The detailed list of gene polymorphisms is given in Design and Methods section.
The detailed data obtained for the interaction between the reduction in LDL-cholesterol, after a 3-month intervention, and SNP are illustrated in Fig. 2. The significant interactions between reduction in LDL-cholesterol and SNP in genes coding for apo E and MTP are highlighted.
Sex-specific association of I-FABP and MTP gene variants with response to dietary intervention
A detailed investigation of some interactions provides a good example of the potential interest but the complexity of the nutrigenetics approach.
A common mutation has been described in the FABP2 gene encoding the I-FABP (intestinal fatty acid binding protein), a key protein involved in the intracellular lipid trafficking in the enterocyte(Reference Baier, Sacchettini, Knowler, Eads, Paolisso, Tataranni, Mochizuki, Bennett, Bogardus and Prochazka14, Reference Dworatzek, Hegele and Wolever15). This gene variant results in a Ala/Thr substitution at position 54 in the protein sequence, which alters its interactions with fatty acids. We found that men and women homozygous for Thr54 presented an opposite pattern for triglyceride-rich lipoprotein cholesterol at baseline with highest values observed in Thr/Thr men and lowest values in Thr/Thr women. Nevertheless, the FABP2 genotype did not interact noticeably with the amplitude of response to the dietary intervention(Reference Gastaldi, Dizière, Defoort, Portugal, Lairon, Darmon and Planells12).
The MTTP gene encodes the microsomial transfer protein (MTP), an intra-cellular protein involved in VLDL and chylomicrons assembly in the liver and small intestine, and shows a common mutation in the promoter sequence (−493 G/T polymorphism)(Reference Karpe, Lundahl, Ehrenborg, Eriksson and Hamsten16, Reference Ledmyr, McMahon, Ehrenborg, Nielsen, Neville, Lithell, MacFarlane, Packard and Karpe17). We found that men and women exhibit a different pattern for insulin values at baseline with highest values in T/T men and lowest values in T/T women(Reference Gastaldi, Dizière, Defoort, Portugal, Lairon, Darmon and Planells12). However, men and women homozygous for the T allele displayed a significantly more pronounced response after the 3-month dietary intervention for plasma cholesterol and triglycerides as illustrated in Figs. 3 and 4, while the lowering of the Framingham score for cardiovascular risk was more pronounced in T/T men than T/T women (Fig. 5).
Conclusions
The data reported thus provide the first evidence of the interaction between some gene polymorphisms (SNP) and metabolic responses to a dietary pattern of the Mediterranean type. The fact that the variations of very important parameters, which are acknowledged cardiovascular risk factors, are influenced by gene polymorphisms is indicative of the key importance of genetic susceptibility regarding responses to diets. Moreover, the fact that some gene polymorphisms (genes coding for apo B, apo A-IV, apo E, MTP, CETP) are concomitantly associated to variations of several parameters, which take part in various metabolic pathways, does indicate that these polymorphisms are of particular importance in modulating responses to diets and controlling nutritional status and metabolic homeostasis.
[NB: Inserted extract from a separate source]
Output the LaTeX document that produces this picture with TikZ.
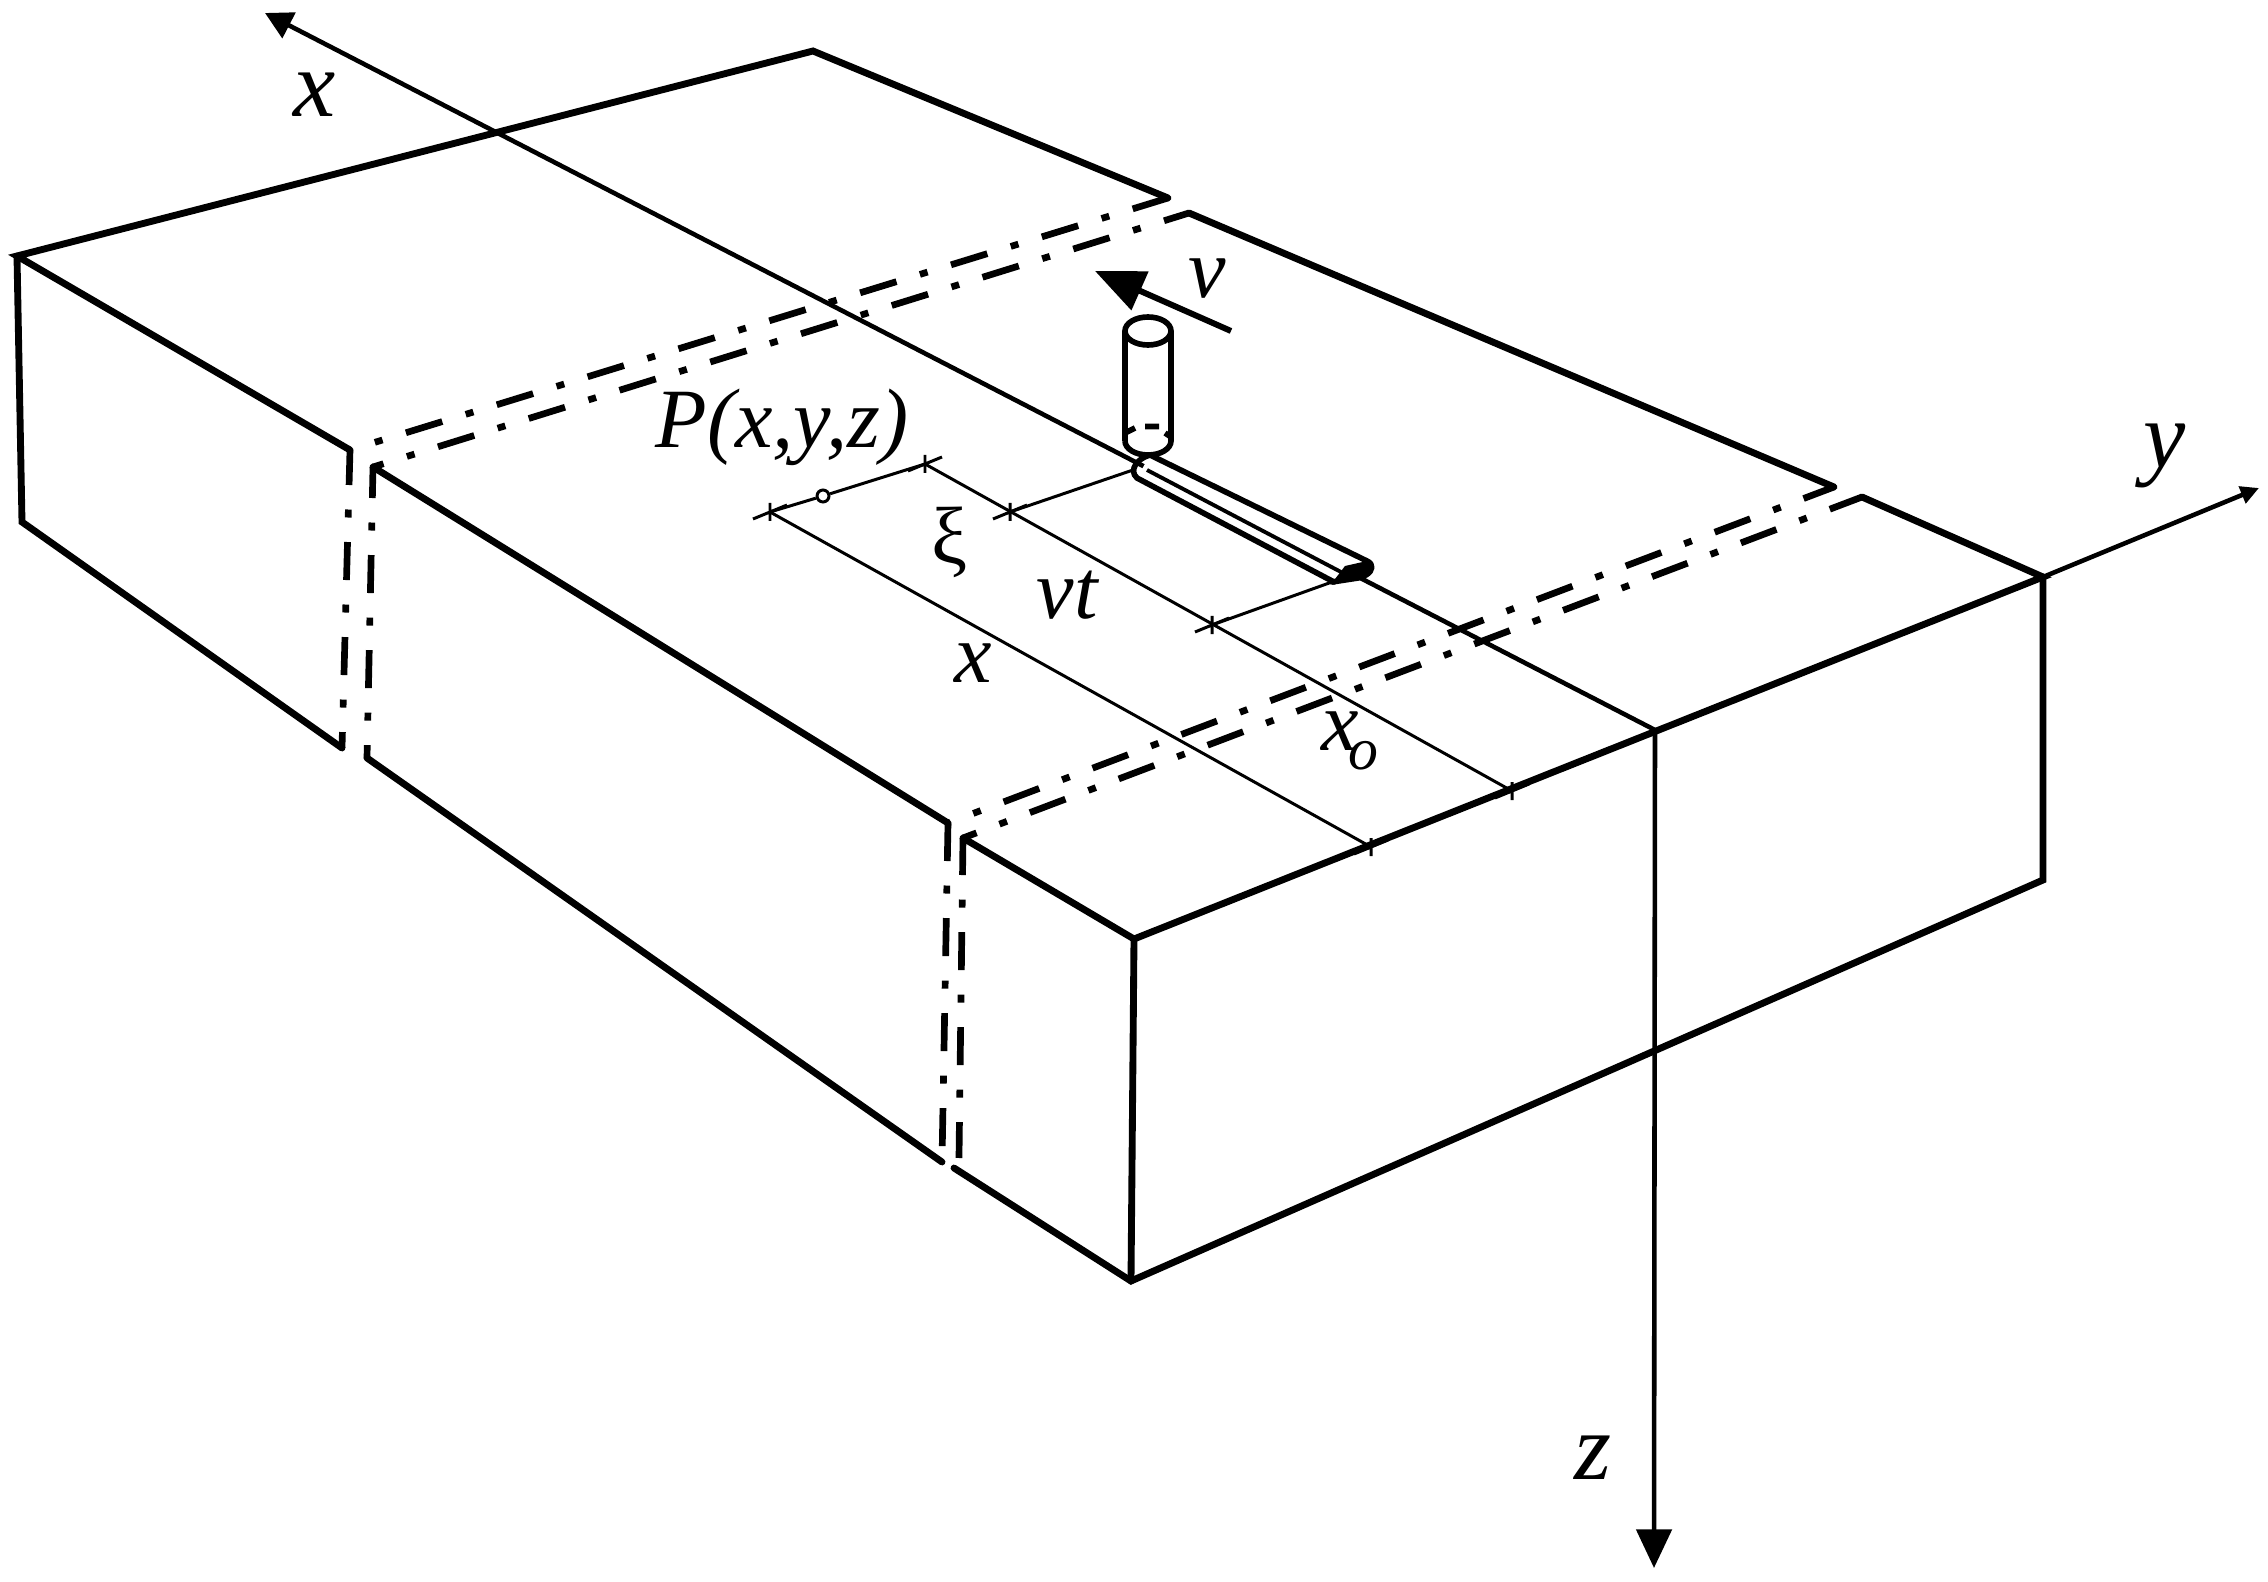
\documentclass[tikz,border=0pt]{standalone}
\usepackage{fontspec}
\setmainfont{Liberation Serif}
\usetikzlibrary{arrows.meta}
\begin{document}
\begin{tikzpicture}[x=0.01cm,y=-0.01cm,
  thickedge/.style={line width=1.95pt,line cap=round,line join=miter},
  medline/.style={line width=1.3pt},
  thinline/.style={line width=0.85pt},
  grooveline/.style={line width=1.6pt,line cap=round,line join=round},
  toolline/.style={line width=1.6pt},
  dd/.style={line width=1.9pt,dash pattern=on 3.8mm off 2.45mm on 0.8mm off 2.45mm},
  lab/.style={font=\fontsize{24}{28}\selectfont\itshape,inner sep=0pt},
  biglab/.style={font=\fontsize{27}{30}\selectfont\itshape,inner sep=0pt},
  dimtick/.pic={\draw[thinline] (-17,7)--(17,-7) (0,-9)--(0,9);}]
\useasboundingbox (0,0) rectangle (2268,1582);
% key points
\coordinate (aT) at (350,450); \coordinate (aB) at (342,748);
\coordinate (bT) at (373,467); \coordinate (bB) at (367,758);
\coordinate (cT) at (948,823); \coordinate (cB) at (942,1162);
\coordinate (dT) at (963,838); \coordinate (dB) at (954,1168); \coordinate (dE) at (959,1158);
\coordinate (fT) at (1134,939); \coordinate (fB) at (1131,1281);
\coordinate (rT) at (2043,577); \coordinate (rB) at (2043,880);
\coordinate (lT) at (17,256); \coordinate (lB) at (22,522);
\coordinate (bk) at (813,51); \coordinate (g1) at (1168,198); \coordinate (g2) at (1189,213);
\coordinate (h1) at (1834,487); \coordinate (h2) at (1862,497);
\coordinate (xt) at (265,13); \coordinate (o) at (1655,730);
\coordinate (yt) at (2259,488); \coordinate (zt) at (1654,1568);
% solid edges
\draw[thickedge] (aT)--(lT)--(bk)--(g1);
\draw[thickedge] (aB)--(lB)--(lT);
\draw[thickedge] (bT)--(cT);
\draw[thickedge] (bB)--(cB);
\draw[thickedge] (dT)--(fT)--(rT)--(h2);
\draw[thickedge] (g2)--(h1);
\draw[thickedge] (dB)--(fB)--(rB)--(rT);
\draw[thickedge] (fT)--(fB);
% dash-dot breaks
\draw[dd,dash phase=3.65mm] (aT)--(g1);
\draw[dd,dash phase=2.7mm] (bT)--(g2);
\draw[dd,dash phase=3.55mm] (cT)--(h1);
\draw[dd,dash phase=2.35mm] (dT)--(h2);
\draw[dd,dash phase=0.3mm] (aT)--(aB);
\draw[dd,dash phase=0.7mm] (bT)--(bB);
\draw[dd] (cT)--(cB);
\draw[dd,dash phase=0.1mm] (dT)--(dE);
% axes
\draw[medline,-{Triangle[length=7.7pt,width=8pt]}] (o)--(xt);
\draw[medline,-{Triangle[length=5.2pt,width=5pt]}] (rT)--(yt);
\draw[medline,-{Triangle[length=11pt,width=10pt]}] (o)--(zt);
% dimension lines
\coordinate (p1) at (770,512); \coordinate (p2) at (925,464);
\coordinate (p3) at (1010,512); \coordinate (p4) at (1212,625);
\coordinate (e1) at (1371,847); \coordinate (e2) at (1512,791);
\coordinate (w1) at (1133,470); \coordinate (w2) at (1332,582);
\draw[thinline] (p1)--(e1) (p2)--(e2) (p3)--(w1) (p4)--(w2);
\node[circle,draw,fill=white,line width=0.85pt,minimum size=3.4pt,inner sep=0pt] (pp) at (823,496) {};
\draw[thinline] (p1)--(pp) (pp)--(p2);
\path (p1) pic {dimtick} (p2) pic {dimtick} (p3) pic {dimtick} (p4) pic {dimtick} (e1) pic {dimtick} (e2) pic {dimtick};
% groove
\fill[white] (1150,455)--(1367,561)--(1332,582)--(1137,478)--cycle;
\fill[black] (1345,566)--(1367,561) .. controls (1374,564) and (1373,571) .. (1366,575)--(1358,578)--(1332,583)--cycle;
\draw[grooveline] (1150,455)--(1367,561) .. controls (1374,564) and (1373,571) .. (1366,575)--(1358,578)--(1332,582);
\draw[grooveline] (1150,455) .. controls (1138,458) and (1128,470) .. (1137,478)--(1334,582);
\draw[thinline,line width=1.1pt] (1147,470)--(1341,572);
% tool
\coordinate (c1) at (1125,331); \coordinate (c2) at (1171,331);
\coordinate (c3) at (1125,441); \coordinate (c4) at (1171,441);
\draw[toolline,fill=white] (c3)--(c1) arc[start angle=180,end angle=360,x radius=23,y radius=14]--(c4) arc[start angle=0,end angle=180,x radius=23,y radius=14];
\draw[toolline] (c1) arc[start angle=180,end angle=0,x radius=23,y radius=14];
\draw[toolline] (1125,433)--(1135,428) (1145,426.5)--(1159,426.5) (1165,433)--(1171,437);
% feed arrow
\coordinate (v1) at (1231,331); \coordinate (v2) at (1095,271);
\draw[line width=1.7pt,-{Triangle[length=14pt,width=11.7pt]}] (v1)--(v2);
% labels
\node[biglab] (lx) at (315,95) {x};
\node[biglab] (ly) at (2165,456) {y};
\node[biglab] (lz) at (1593,1458) {z};
\node[lab] (lv) at (1207,279) {v};
\node[lab] (lP) at (782,427) {P(x,y,z)};
\node[font=\fontsize{23}{26}\selectfont,inner sep=0pt] (lxi) at (950,542) {ξ};
\node[lab] (lvt) at (1067,595) {vt};
\node[lab] (lx2) at (973,663) {x};
\node[lab] (lxo) at (1350,741) {x\kern-0.12em\raisebox{-0.22em}{\fontsize{17}{20}\selectfont o}};
\end{tikzpicture}
\end{document}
Further large-scale studies on gene–diet interactions are necessary to thoroughly evaluate the relevant ones, as recently reviewed(Reference Williams, Ordovas, Lairon, Hesketh, Lietz, Gibney and van Ommen18). This newly accumulated knowledge might constitute the basis of new kinds of dietary recommendations. Indeed, the alternative to the present recommendations to the general public or some broad groups (kids, teenagers, elderly people, pregnant women, etc.) can be more focussed recommendations based on the specific responses to particular dietary patterns or nutrients which are, at least in part, modulated by various gene polymorphisms and their combinations. This can raise and support the concept of ‘personalised nutrition’ aiming at providing targeted dietary advices to specific groups of people or even individuals. Such a strategy needs accumulation of new knowledge, should take into consideration ethical and psychological issues related to genetic screening and requests that sufficient means are devoted to efficient advising and follow-up of people. A long way ahead.